### Work to be completed
Return exactly, and only, the lines from the one holding "Emit a standalone" through the one holding "sequence (59 bytes):</text>", both included; the pictures stay out.

___ The records

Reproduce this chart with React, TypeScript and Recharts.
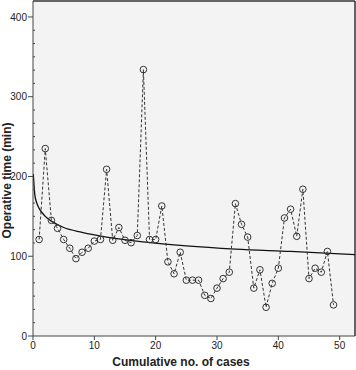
import React from "react";
import {
  ComposedChart,
  Line,
  XAxis,
  YAxis,
  CartesianGrid,
  ReferenceLine,
} from "recharts";

// operative time (min) per case, cases 1..49
const OPERATIVE_TIME = [
  121, 235, 145, 135, 121, 110, 97, 105, 110, 119,
  121, 209, 120, 136, 120, 117, 126, 334, 121, 121,
  163, 93, 78, 105, 70, 70, 70, 51, 47, 60,
  72, 80, 166, 140, 124, 60, 83, 36, 66, 85,
  148, 159, 125, 184, 72, 85, 80, 106, 39,
];

// fitted learning curve
const FIT_X = [0.05, 0.3, 0.6, 1, 2, 3, 5, 8, 12, 18, 25, 33, 42, 52.5];
const FIT_Y = [203, 177, 167, 160, 150, 144, 136, 130, 124, 118, 113, 109, 106, 102];

const X_TICKS = [0, 10, 20, 30, 40, 50];
const Y_MAJOR_TICKS = [0, 100, 200, 300, 400];

const X_MAX = 52.5;
const Y_MAX = 420;

const FONT = '"Liberation Sans", Arial, sans-serif';
const INK = "#222";
const AXIS = "#444";
const Y_TICK_SIZE = 5;
const Y_TICK_MARGIN = 1;

// six minor divisions between the major y ticks
const yTicks: number[] = [];
Y_MAJOR_TICKS.forEach((t, i) => {
  yTicks.push(t);
  if (i < Y_MAJOR_TICKS.length - 1) {
    for (let k = 1; k < 6; k++) yTicks.push(t + (k * 100) / 6);
  }
});

const caseData = OPERATIVE_TIME.map((v, i) => ({ n: i + 1, time: v }));
const fitData = FIT_X.map((x, i) => ({ n: x, fit: FIT_Y[i] }));

function YTick(props: any) {
  const { x, y, payload } = props;
  const axisX = x + Y_TICK_SIZE + Y_TICK_MARGIN;
  const major = Y_MAJOR_TICKS.some((t) => Math.abs(t - payload.value) < 0.01);
  if (!major) {
    return <line x1={axisX} x2={axisX + 2} y1={y} y2={y} stroke={AXIS} />;
  }
  return (
    <g>
      <line x1={axisX - Y_TICK_SIZE} x2={axisX} y1={y} y2={y} stroke={AXIS} />
      <text
        x={x}
        y={y}
        dy="0.355em"
        textAnchor="end"
        fontSize={10}
        fontFamily={FONT}
        fill={INK}
      >
        {Math.round(payload.value)}
      </text>
    </g>
  );
}

function XTitle(props: any) {
  const { viewBox } = props;
  return (
    <text
      x={viewBox.x + viewBox.width / 2 - 13}
      y={viewBox.y + viewBox.height - 4}
      textAnchor="middle"
      fontSize={12}
      fontWeight="bold"
      fontFamily={FONT}
      fill={INK}
    >
      Cumulative no. of cases
    </text>
  );
}

function YTitle(props: any) {
  const { viewBox } = props;
  const cy = viewBox.y + viewBox.height / 2 + 12;
  return (
    <text
      x={11}
      y={cy}
      transform={`rotate(-90, 11, ${cy})`}
      textAnchor="middle"
      fontSize={12}
      fontWeight="bold"
      fontFamily={FONT}
      fill={INK}
    >
      Operative time (min)
    </text>
  );
}

export default function App() {
  return (
    <div style={{ position: "absolute", left: 0, top: 0, background: "#fff" }}>
      <ComposedChart
        width={356}
        height={370}
        margin={{ top: 1, right: 1, bottom: 0, left: 0 }}
      >
        <CartesianGrid
          fill="#f3f3f3"
          horizontal={false}
          vertical={false}
          stroke="none"
        />
        <XAxis
          dataKey="n"
          type="number"
          domain={[0, X_MAX]}
          ticks={X_TICKS}
          interval={0}
          allowDataOverflow
          height={34}
          tickSize={4}
          tickMargin={2}
          axisLine={{ stroke: AXIS }}
          tickLine={{ stroke: AXIS }}
          tick={{ fontSize: 10, fill: INK, fontFamily: FONT }}
          label={<XTitle />}
        />
        <YAxis
          type="number"
          domain={[0, Y_MAX]}
          ticks={yTicks}
          interval={0}
          allowDataOverflow
          width={33}
          tickSize={Y_TICK_SIZE}
          tickMargin={Y_TICK_MARGIN}
          axisLine={{ stroke: AXIS }}
          tickLine={false}
          tick={<YTick />}
          label={<YTitle />}
        />
        <ReferenceLine y={Y_MAX} stroke="#333" strokeWidth={1.5} />
        <ReferenceLine x={X_MAX} stroke="#333" strokeWidth={1.5} />
        <Line
          data={fitData}
          dataKey="fit"
          type="monotone"
          stroke="#111"
          strokeWidth={1.3}
          dot={false}
          isAnimationActive={false}
        />
        <Line
          data={caseData}
          dataKey="time"
          type="linear"
          stroke="#333"
          strokeWidth={1}
          strokeDasharray="3 2"
          dot={{ r: 3.3, fill: "none", stroke: "#333", strokeWidth: 1, strokeDasharray: "" }}
          isAnimationActive={false}
        />
      </ComposedChart>
    </div>
  );
}
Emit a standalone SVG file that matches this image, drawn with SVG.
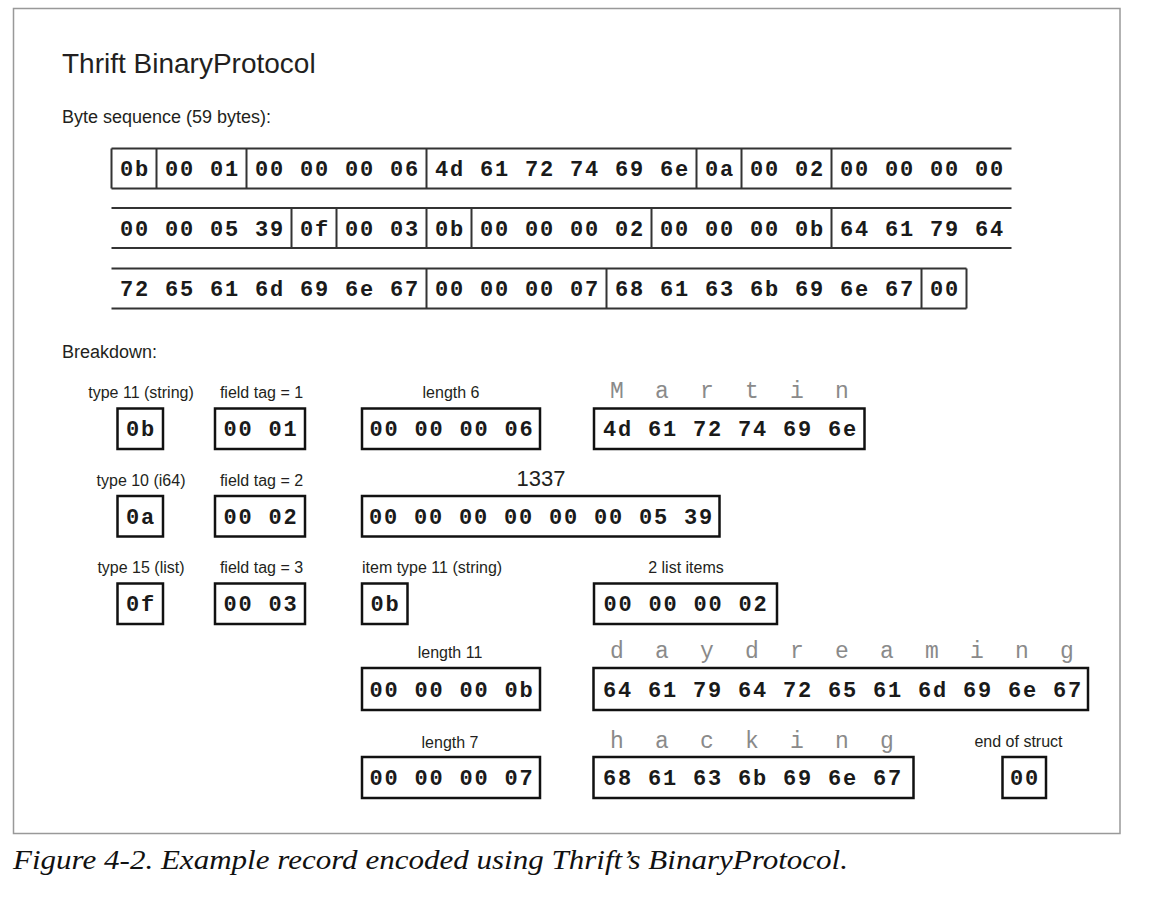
<svg xmlns="http://www.w3.org/2000/svg" width="1160" height="910" viewBox="0 0 1160 910">
<style>
.sans{font-family:"Liberation Sans","Open Sans",Arial,sans-serif;fill:#231f20}
.lbl{font-family:"Liberation Sans","Open Sans",Arial,sans-serif;font-size:16px;fill:#231f20;text-anchor:middle}
.hex{font-family:"Liberation Mono","Courier New",monospace;font-size:22px;letter-spacing:1.8px;font-weight:bold;fill:#1a1a1a}
.mid{text-anchor:middle}
.gray{font-family:"Liberation Mono","Courier New",monospace;font-size:23px;fill:#8a8a8a}
.rl{stroke:#333;stroke-width:2;fill:none}
.box{stroke:#111;stroke-width:2.5;fill:#fff}
</style>
<rect x="13.5" y="8.5" width="1106.5" height="825" fill="#fff" stroke="#999" stroke-width="1.5"/>
<text class="sans" x="62" y="73.3" font-size="28">Thrift BinaryProtocol</text>
<text class="sans" x="62" y="123.3" font-size="18">Byte sequence (59 bytes):</text>

<g id="byte-sequence">
  <g id="seq-row1">
    <path class="rl" d="M111.5 148.5H1011.5M111.5 188.5H1011.5M111.5 148.5V188.5M156.5 148.5V188.5M246.5 148.5V188.5M426.5 148.5V188.5M696.5 148.5V188.5M741.5 148.5V188.5M831.5 148.5V188.5"/>
    <text class="hex" y="176"><tspan x="120">0b</tspan><tspan x="165">00 01</tspan><tspan x="255">00 00 00 06</tspan><tspan x="435">4d 61 72 74 69 6e</tspan><tspan x="705">0a</tspan><tspan x="750">00 02</tspan><tspan x="840">00 00 00 00</tspan></text>
  </g>
  <g id="seq-row2">
    <path class="rl" d="M111.5 208H1011.5M111.5 248H1011.5M291.5 208V248M336.5 208V248M426.5 208V248M471.5 208V248M651.5 208V248M831.5 208V248"/>
    <text class="hex" y="235.5"><tspan x="120">00 00 05 39</tspan><tspan x="300">0f</tspan><tspan x="345">00 03</tspan><tspan x="435">0b</tspan><tspan x="480">00 00 00 02</tspan><tspan x="660">00 00 00 0b</tspan><tspan x="840">64 61 79 64</tspan></text>
  </g>
  <g id="seq-row3">
    <path class="rl" d="M111.5 268.5H966.5M111.5 308.5H966.5M426.5 268.5V308.5M606.5 268.5V308.5M921.5 268.5V308.5M966.5 268.5V308.5"/>
    <text class="hex" y="296"><tspan x="120">72 65 61 6d 69 6e 67</tspan><tspan x="435">00 00 00 07</tspan><tspan x="615">68 61 63 6b 69 6e 67</tspan><tspan x="930">00</tspan></text>
  </g>
</g>

<text class="sans" x="62" y="357.6" font-size="18">Breakdown:</text>

<g id="breakdown">
  <g id="type-string">
    <text class="lbl" x="141" y="398.3">type 11 (string)</text>
    <rect class="box" x="117.5" y="408.5" width="45.5" height="40.5"/>
    <text class="hex mid" x="141.1" y="436">0b</text>
  </g>
  <g id="field-tag-1">
    <text class="lbl" x="261.5" y="398.3">field tag = 1</text>
    <rect class="box" x="215" y="408.5" width="90" height="40.5"/>
    <text class="hex mid" x="260.9" y="436">00 01</text>
  </g>
  <g id="length-6">
    <text class="lbl" x="451" y="398.3">length 6</text>
    <rect class="box" x="362" y="408.5" width="178" height="40.5"/>
    <text class="hex mid" x="451.9" y="436">00 00 00 06</text>
  </g>
  <g id="martin">
    <text class="gray" y="398" x="610 655 700 745 790 835">Martin</text>
    <rect class="box" x="594" y="408.5" width="270.5" height="40.5"/>
    <text class="hex" x="603" y="436">4d 61 72 74 69 6e</text>
  </g>

  <g id="type-i64">
    <text class="lbl" x="141" y="486">type 10 (i64)</text>
    <rect class="box" x="117.5" y="496" width="45.5" height="40.5"/>
    <text class="hex mid" x="141.1" y="523.5">0a</text>
  </g>
  <g id="field-tag-2">
    <text class="lbl" x="261.5" y="486">field tag = 2</text>
    <rect class="box" x="215" y="496" width="90" height="40.5"/>
    <text class="hex mid" x="260.9" y="523.5">00 02</text>
  </g>
  <g id="value-1337">
    <text class="sans" x="541" y="486" font-size="22" text-anchor="middle">1337</text>
    <rect class="box" x="362" y="496" width="357.5" height="40.5"/>
    <text class="hex mid" x="541.6" y="523.5">00 00 00 00 00 00 05 39</text>
  </g>

  <g id="type-list">
    <text class="lbl" x="141" y="573">type 15 (list)</text>
    <rect class="box" x="117.5" y="583.5" width="45.5" height="40.5"/>
    <text class="hex mid" x="141.1" y="611">0f</text>
  </g>
  <g id="field-tag-3">
    <text class="lbl" x="261.5" y="573">field tag = 3</text>
    <rect class="box" x="215" y="583.5" width="90" height="40.5"/>
    <text class="hex mid" x="260.9" y="611">00 03</text>
  </g>
  <g id="item-type">
    <text class="lbl" x="362" y="573" style="text-anchor:start">item type 11 (string)</text>
    <rect class="box" x="362" y="583.5" width="45.5" height="40.5"/>
    <text class="hex mid" x="385.6" y="611">0b</text>
  </g>
  <g id="list-items">
    <text class="lbl" x="686" y="573">2 list items</text>
    <rect class="box" x="594" y="583.5" width="183" height="40.5"/>
    <text class="hex" x="603.5" y="611">00 00 00 02</text>
  </g>

  <g id="length-11">
    <text class="lbl" x="450" y="658.3">length 11</text>
    <rect class="box" x="362" y="668" width="178" height="42"/>
    <text class="hex mid" x="451.9" y="696.5">00 00 00 0b</text>
  </g>
  <g id="daydreaming">
    <text class="gray" y="658" x="610 655 700 745 790 835 880 925 970 1015 1060">daydreaming</text>
    <rect class="box" x="593.5" y="668" width="494.5" height="42"/>
    <text class="hex" x="603" y="696.5">64 61 79 64 72 65 61 6d 69 6e 67</text>
  </g>

  <g id="length-7">
    <text class="lbl" x="450" y="748.3">length 7</text>
    <rect class="box" x="362" y="757" width="178" height="41"/>
    <text class="hex mid" x="451.9" y="785">00 00 00 07</text>
  </g>
  <g id="hacking">
    <text class="gray" y="748" x="610 655 700 745 790 835 880">hacking</text>
    <rect class="box" x="593.5" y="757" width="320" height="41"/>
    <text class="hex" x="603" y="785">68 61 63 6b 69 6e 67</text>
  </g>
  <g id="end-of-struct">
    <text class="lbl" x="1018.5" y="747">end of struct</text>
    <rect class="box" x="1002.5" y="757" width="43.5" height="41"/>
    <text class="hex mid" x="1025.1" y="785">00</text>
  </g>
</g>

<g id="connectors"/>

<text x="13" y="869.3" font-family="'Liberation Serif','Times New Roman',serif" font-style="italic" font-size="27" fill="#111" textLength="835" lengthAdjust="spacingAndGlyphs">Figure 4-2. Example record encoded using Thrift’s BinaryProtocol.</text>
</svg>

______

### Solution to this exercise
Emit a standalone SVG file that matches this image, drawn with SVG.
<svg xmlns="http://www.w3.org/2000/svg" width="1160" height="910" viewBox="0 0 1160 910">
<style>
.sans{font-family:"Liberation Sans","Open Sans",Arial,sans-serif;fill:#231f20}
.lbl{font-family:"Liberation Sans","Open Sans",Arial,sans-serif;font-size:16px;fill:#231f20;text-anchor:middle}
.hex{font-family:"Liberation Mono","Courier New",monospace;font-size:22px;letter-spacing:1.8px;font-weight:bold;fill:#1a1a1a}
.mid{text-anchor:middle}
.gray{font-family:"Liberation Mono","Courier New",monospace;font-size:23px;fill:#8a8a8a}
.rl{stroke:#333;stroke-width:2;fill:none}
.box{stroke:#111;stroke-width:2.5;fill:#fff}
</style>
<rect x="13.5" y="8.5" width="1106.5" height="825" fill="#fff" stroke="#999" stroke-width="1.5"/>
<text class="sans" x="62" y="73.3" font-size="28">Thrift BinaryProtocol</text>
<text class="sans" x="62" y="123.3" font-size="18">Byte sequence (59 bytes):</text>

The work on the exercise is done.